The Doorman Principle

May 26th, 2012 by Rich Christiansen

I throw my cell phone down in disgust. As it clacks on the desk I hope that it doesn’t crack the screen. Luckily it doesn’t.

Twenty seven seconds ago I heard the familiar cell phone bing, indicating a voicemail, and I instantly knew what to expect—another misaligned request. Seven times in the last three days I have received calls from the same individual.

The problem is each call leads to another request or demand, each of which is completely distracting and outside of my area of focus. I kick myself thinking, “Why can’t you even follow your own rules?”

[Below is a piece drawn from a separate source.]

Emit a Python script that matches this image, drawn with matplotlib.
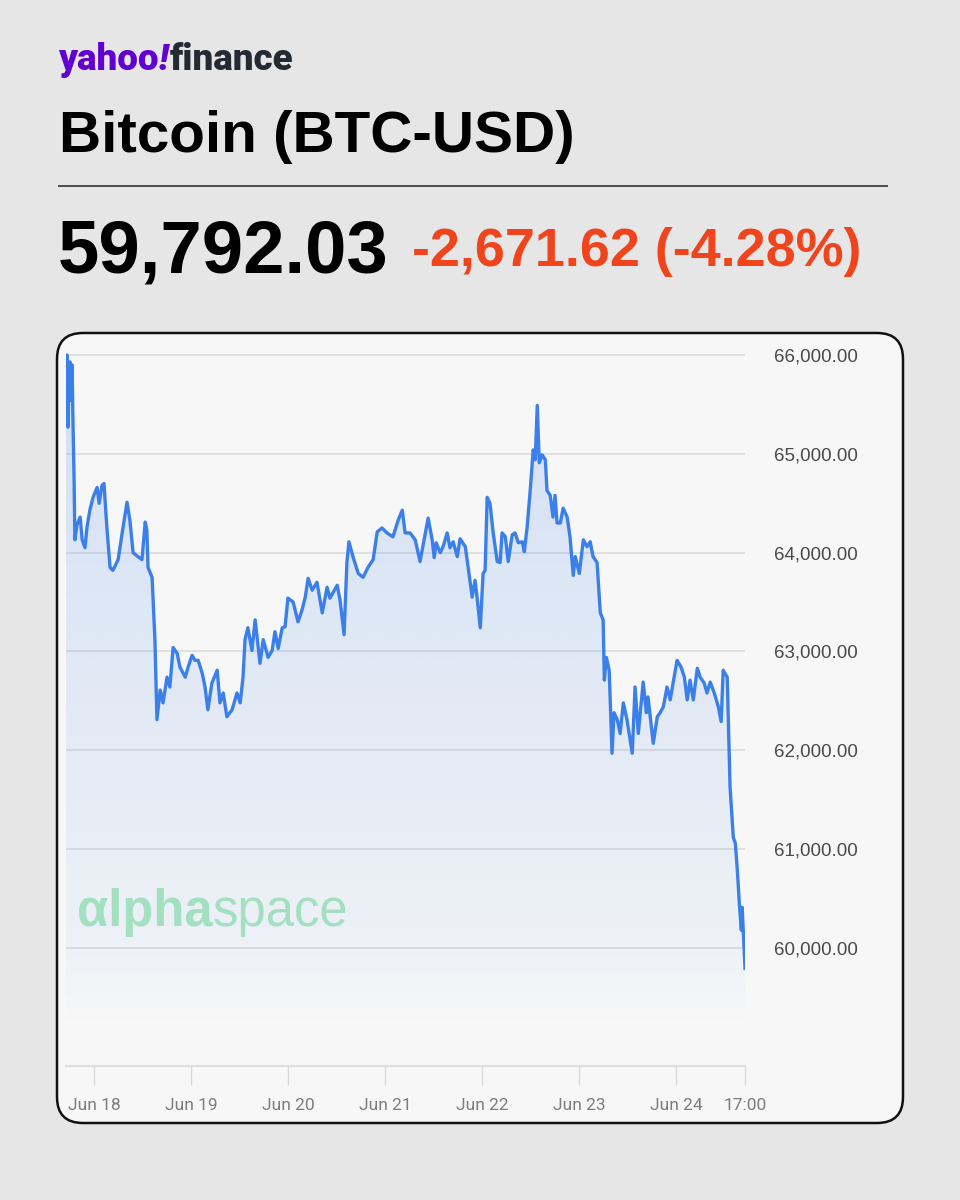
import numpy as np
import pandas as pd
import matplotlib
matplotlib.use("Agg")
import matplotlib.pyplot as plt
import matplotlib.dates as mdates
from matplotlib.patches import FancyBboxPatch

# ---------------- data ----------------
title = "Bitcoin (BTC-USD)"
last_price = "59,792.03"
change_text = "-2,671.62 (-4.28%)"

start_time = "2024-06-17 17:00"
# hours since start, BTC-USD price
hours = [0, 0.25, 0.5, 0.75, 1.0, 1.2, 1.5, 1.7, 2.0, 2.2, 2.7, 3.5, 4.0, 4.7, 5.2, 5.9, 6.7, 7.7, 8.2, 8.9,
         9.4, 10.1, 10.9, 11.6, 12.9, 13.9, 15.1, 15.8, 16.6, 17.8, 18.8, 19.6, 20.0, 20.3, 21.3, 22.0, 22.5, 23.3,
         24.0, 25.0, 25.7, 26.5, 27.5, 28.2, 29.5, 30.2, 31.2, 31.9, 32.7, 33.7, 34.4, 35.1, 36.1, 37.4, 38.1,
         38.9, 39.8, 41.1, 42.3, 43.1, 43.8, 44.3, 45.0, 46.0, 46.8, 48.0, 48.8, 50.0, 51.0, 51.7, 52.5, 53.5,
         54.2, 54.9, 56.2, 57.4, 58.4, 59.2, 59.9, 60.9, 62.1, 63.4, 64.6, 65.3, 67.1, 67.8, 68.8, 69.5, 70.0,
         71.0, 72.3, 73.5, 74.7, 76.0, 77.0, 78.2, 79.4, 80.9, 82.2, 83.2, 83.9, 85.1, 86.4, 87.6, 88.9, 89.6,
         90.6, 91.1, 91.6, 92.6, 93.3, 94.3, 95.0, 95.8, 96.8, 97.5, 98.8, 99.7, 100.5, 101.2, 101.7, 102.5,
         103.2, 103.7, 104.2, 104.9, 105.7, 106.7, 107.4, 107.9, 108.7, 109.4, 110.4, 111.1, 111.9, 112.9,
         113.4, 114.1, 114.8, 115.6, 116.1, 116.6, 117.1, 117.8, 118.6, 119.0, 119.8, 120.5, 121.0, 121.5,
         122.3, 123.0, 124.0, 124.7, 125.5, 126.0, 127.0, 128.0, 128.9, 129.7, 130.4, 131.4, 132.2, 132.9,
         133.2, 133.7, 134.4, 135.1, 135.6, 136.4, 137.1, 137.9, 138.8, 140.1, 140.8, 141.6, 142.8, 143.6,
         144.0, 145.3, 146.3, 147.0, 147.8, 148.7, 149.5, 150.2, 151.2, 152.2, 153.0, 153.7, 154.4, 155.2,
         156.2, 156.9, 157.9, 158.6, 159.4, 160.4, 161.4, 162.1, 162.6, 163.6, 164.3, 165.1, 165.6, 166.1,
         166.6, 167.1, 167.3, 168.0]
prices = [65850, 66000, 65270, 65900, 65930, 65540, 65900, 65390, 64740, 64130, 64280, 64360, 64130, 64050,
          64260, 64430, 64560, 64660, 64500, 64680, 64700, 64260, 63850, 63820, 63930, 64200, 64510, 64330,
          64000, 63960, 63930, 64310, 64230, 63850, 63750, 63120, 62310, 62610, 62480, 62740, 62640, 63040,
          62980, 62840, 62740, 62840, 62960, 62910, 62910, 62780, 62640, 62410, 62680, 62810, 62480, 62580,
          62340, 62410, 62580, 62480, 62740, 63120, 63240, 63010, 63320, 62880, 63120, 62940, 63010, 63200,
          63030, 63240, 63250, 63540, 63500, 63300, 63420, 63550, 63740, 63620, 63700, 63390, 63650, 63540,
          63670, 63520, 63170, 63900, 64110, 63960, 63790, 63750, 63850, 63930, 64210, 64250, 64200, 64160,
          64330, 64430, 64200, 64200, 64130, 63910, 64200, 64350, 64130, 63950, 64100, 64000, 64060, 64200,
          64050, 64110, 63960, 64140, 64060, 63790, 63550, 63720, 63550, 63240, 63790, 63820, 64560, 64500,
          64200, 63910, 63900, 64200, 64160, 63910, 64180, 64200, 64100, 64110, 64010, 64260, 64600, 65040,
          64940, 65490, 64910, 64990, 64940, 64630, 64580, 64360, 64580, 64300, 64300, 64450, 64360, 64160,
          63770, 63960, 63790, 64130, 64060, 64110, 63960, 63900, 63390, 63320, 62710, 62940, 62810, 61970,
          62380, 62310, 62170, 62480, 62310, 61970, 62640, 62170, 62690, 62380, 62540, 62070, 62340, 62380,
          62440, 62640, 62510, 62680, 62910, 62840, 62740, 62510, 62710, 62510, 62830, 62740, 62680, 62580,
          62690, 62580, 62440, 62290, 62810, 62740, 61630, 61120, 61060, 60790, 60450, 60180, 60410, 59792]

y_ticks = [60000, 61000, 62000, 63000, 64000, 65000, 66000]
x_tick_times = ["2024-06-18 00:00", "2024-06-19 00:00", "2024-06-20 00:00", "2024-06-21 00:00",
                "2024-06-22 00:00", "2024-06-23 00:00", "2024-06-24 00:00", "2024-06-24 17:00"]
x_tick_labels = ["Jun 18", "Jun 19", "Jun 20", "Jun 21", "Jun 22", "Jun 23", "Jun 24", "17:00"]

# ---------------- figure ----------------
W, H = 960, 1200
fig = plt.figure(figsize=(W / 100, H / 100), dpi=100)
fig.patch.set_facecolor("#e6e6e6")

bg = fig.add_axes([0, 0, 1, 1], zorder=0)
bg.set_xlim(0, W)
bg.set_ylim(H, 0)
bg.axis("off")

# header
logo_fs = 26.5
t_y = bg.text(58, 70, "yahoo", color="#6001d2", fontsize=logo_fs, fontweight="heavy",
              family=["Roboto", "DejaVu Sans"], va="baseline", ha="left")
fig.canvas.draw()
r = fig.canvas.get_renderer()
bb = t_y.get_window_extent(r)
t_ex = bg.text(bb.x1, 70, "!", color="#6001d2", fontsize=logo_fs, fontweight="heavy", style="italic",
               family=["Roboto", "DejaVu Sans"], va="baseline", ha="left")
bb2 = t_ex.get_window_extent(r)
bg.text(bb2.x1 + 1, 70, "finance", color="#232a31", fontsize=logo_fs, fontweight="heavy",
        family=["Roboto", "DejaVu Sans"], va="baseline", ha="left")

bg.text(59, 152, title, color="#000000", fontsize=42, fontweight="bold",
        family=["Liberation Sans", "DejaVu Sans"], va="baseline", ha="left")
bg.plot([58, 888], [186, 186], color="#222222", lw=1.1, solid_capstyle="butt")
bg.text(58, 273, last_price, color="#000000", fontsize=53.5, fontweight="bold",
        family=["Liberation Sans", "DejaVu Sans"], va="baseline", ha="left")
bg.text(412, 266, change_text, color="#f0451c", fontsize=38.8, fontweight="bold",
        family=["Liberation Sans", "DejaVu Sans"], va="baseline", ha="left")

# chart panel
panel = FancyBboxPatch((57, 333), 846, 790, boxstyle="round,pad=0,rounding_size=26",
                       facecolor="#f7f7f7", edgecolor="#111111", lw=1.8, zorder=1)
bg.add_patch(panel)

# ---------------- main axes ----------------
times = pd.Timestamp(start_time) + pd.to_timedelta(hours, unit="h")
xnum = mdates.date2num(times.to_pydatetime())
p = np.array(prices, dtype=float)

ax = fig.add_axes([66 / W, 1 - 1066 / H, (745 - 66) / W, (1066 - 340) / H], zorder=1)
ax.patch.set_visible(False)
ax.set_xlim(xnum[0], xnum[-1])
ax.set_ylim(58805, 66152)

fill_base = 59200
poly = ax.fill_between(xnum, p, fill_base, facecolor="none", edgecolor="none")
grad_vals = np.linspace(66152, fill_base, 300)
alpha = np.interp(grad_vals, [fill_base, 60000, 66152], [0.0, 0.05, 0.2])
img = np.zeros((300, 1, 4))
img[..., 0] = 0x3b / 255
img[..., 1] = 0x80 / 255
img[..., 2] = 0xea / 255
img[:, 0, 3] = alpha
im = ax.imshow(img, extent=[xnum[0], xnum[-1], fill_base, 66152], aspect="auto",
               origin="upper", zorder=1, interpolation="bilinear")
im.set_clip_path(poly.get_paths()[0], transform=ax.transData)

ax.plot(xnum, p, color="#3b80ea", lw=2.4, solid_joinstyle="round", zorder=3)

# watermark
wm_fs = 36.5
wm1 = ax.text(77, 926, "\u03b1lpha", color="#a2e0bf", fontsize=wm_fs, fontweight="bold",
              family=["Liberation Sans", "DejaVu Sans"], va="baseline", ha="left",
              transform=bg.transData, zorder=2)
fig.canvas.draw()
bbw = wm1.get_window_extent(fig.canvas.get_renderer())
ax.text(bbw.x1, 926, "space", color="#a2e0bf", fontsize=wm_fs,
        family=["Liberation Sans", "DejaVu Sans"], va="baseline", ha="left",
        transform=bg.transData, zorder=2)

# axes styling
for s in ["top", "left", "right"]:
    ax.spines[s].set_visible(False)
ax.spines["bottom"].set_color("#dedede")
ax.spines["bottom"].set_linewidth(1.5)

ax.set_yticks(y_ticks)
ax.set_yticklabels([f"{v:,.2f}" for v in y_ticks])
ax.yaxis.tick_right()
ax.tick_params(axis="y", length=0, pad=21, labelsize=13.5, labelcolor="#4a4a4a")
for lab in ax.get_yticklabels():
    lab.set_family(["Liberation Sans", "DejaVu Sans"])

xt = mdates.date2num(pd.to_datetime(x_tick_times, format="%Y-%m-%d %H:%M").to_pydatetime())
ax.set_xticks(xt)
ax.set_xticklabels(x_tick_labels)
ax.tick_params(axis="x", length=14, width=1, color="#dadada", pad=9, labelsize=12.5,
               labelcolor="#7d7d7d", direction="out")
for lab in ax.get_xticklabels():
    lab.set_family(["Roboto", "DejaVu Sans"])

ax.set_axisbelow(True)
ax.grid(axis="y", color="#dcdcdc", lw=1.2)
ax.grid(axis="x", visible=False)

fig.savefig("out.png", dpi=100, facecolor=fig.get_facecolor())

These rules I’m referring to come from the wise and successful Rick Sapio. Several years ago I first had the opportunity to meet this amazingly insightful, thoughtful businessperson, and I’ve enjoyed associating with him ever since. He is arguably one of the people that I enjoy dealing with more than anyone else in the country. I truly respect him and know his motivations are properly aligned. 

Rick hails from Dallas, Texas where he runs a company called Mutual Capital Alliance. He also has a training website called Business Finishing School. This solid and practical site offers sequences and information and steps to help someone successfully launch.

Rick’s first module is Value-Based Decision Making. In this module, one of his fundamental teachings is The Doorman Principle. Indeed this is the very principle I violated.

The Doorman Principle is the very deliberate practice of:
-    Setting your values and rules.
-    Aligning them with your business purpose.
-    And then putting a “doorman” in place.

Together your doorman and your values guard whom you let into your business and your life. Indeed, no one should get to you without going through this pivotal person. As a result you stay focused.
-    Only the appropriate things come to you.
-    You remain focused on the critical things that will bring success.
-    Your tasks are in alignment with what you are Sattempting to accomplish. 

I have often heard it said that, “The difference between a successful men and an incredibly successful men, is the frequency in which they say ‘no’.” Incredibly successful people say no much more frequently.

Of course, this doesn’t mean that you have to do it in a negative or caustic way. Saying “No, this doesn’t align with my values,” is a simple and effect way to decline.

I have discovered if I respond to every stimulus that hit me then I end up running myself into a frazzle and accomplishing little good. Indeed these seven phone calls this past week have been distractions. Had I followed my own rules (or Rick Sapio’s rules, rather) I could have avoided the entire derailment.

I encourage all of you to apply the Doorman Principle. Establish clearly what your values are and then put a doorman in place. Now if you don’t have an executive admin, you can devise some other creative way to implement The Doorman Principle. It’s simply imperative that there is a buffer that allows you to easily and deliberately say no to the things that are not consistent with your values.